Однако денежная реформа разметала все накопленное господином Хоном, и его семья практически в один день лишилась былого благополучия. Подобная печальная участь постигла множество других северных корейцев, тайно занимавшихся предпринимательством. Именно это событие кардинально изменило мнение господина Хона и его соседей о руководстве страны. Хон понял, что государство его обворовывает.

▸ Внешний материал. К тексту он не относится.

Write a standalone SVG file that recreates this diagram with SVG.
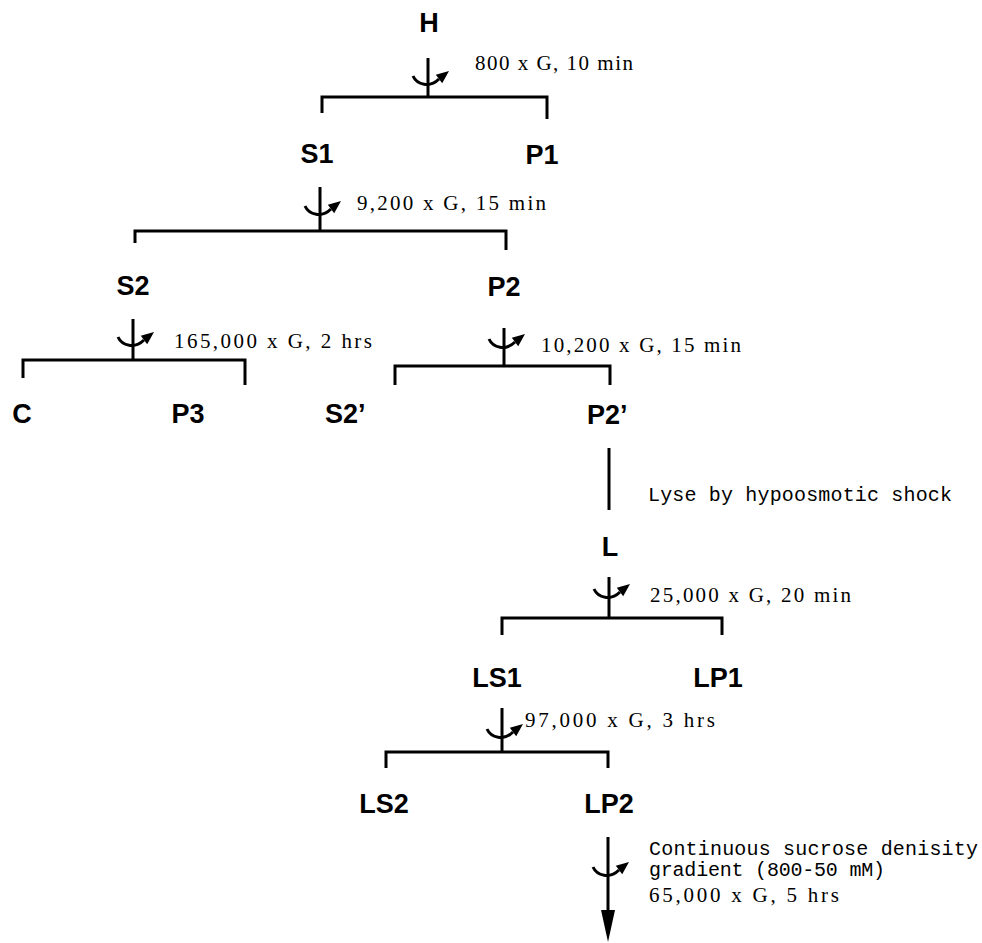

Он вспоминает, какой переполох вызвала денежная реформа в его городе и как она стала для него последней каплей. «Я думал, что Ким Чен Ир действительно заботится о народе, но, когда случилась денежная реформа и сгорели все мои сбережения, я понял, что это не так», – рассказал он мне в окраинном спальном районе Сеула, где живет теперь, бежав из КНДР в конце 2015 г.
Цена северокорейской воны на черном рынке рухнула, и правительство запретило оборот иностранных валют и установило жесткие правила, регулирующие время работы рынков и ассортимент дозволенных к продаже товаров.
Но на этом беды не закончились. Взлетела инфляция. Усугубился дефицит продовольствия. По всей стране гибли люди. Одни, потрясенные мгновенным разорением, умирали от инфаркта, другие накладывали на себя руки[67]. Осознав возможный ущерб и риск народных волнений, власти увеличили разрешенную к обмену сумму до 300 000, а потом и до 500 000 вон. В некоторых организациях подняли зарплаты или предложили выплату по старым тарифам[68].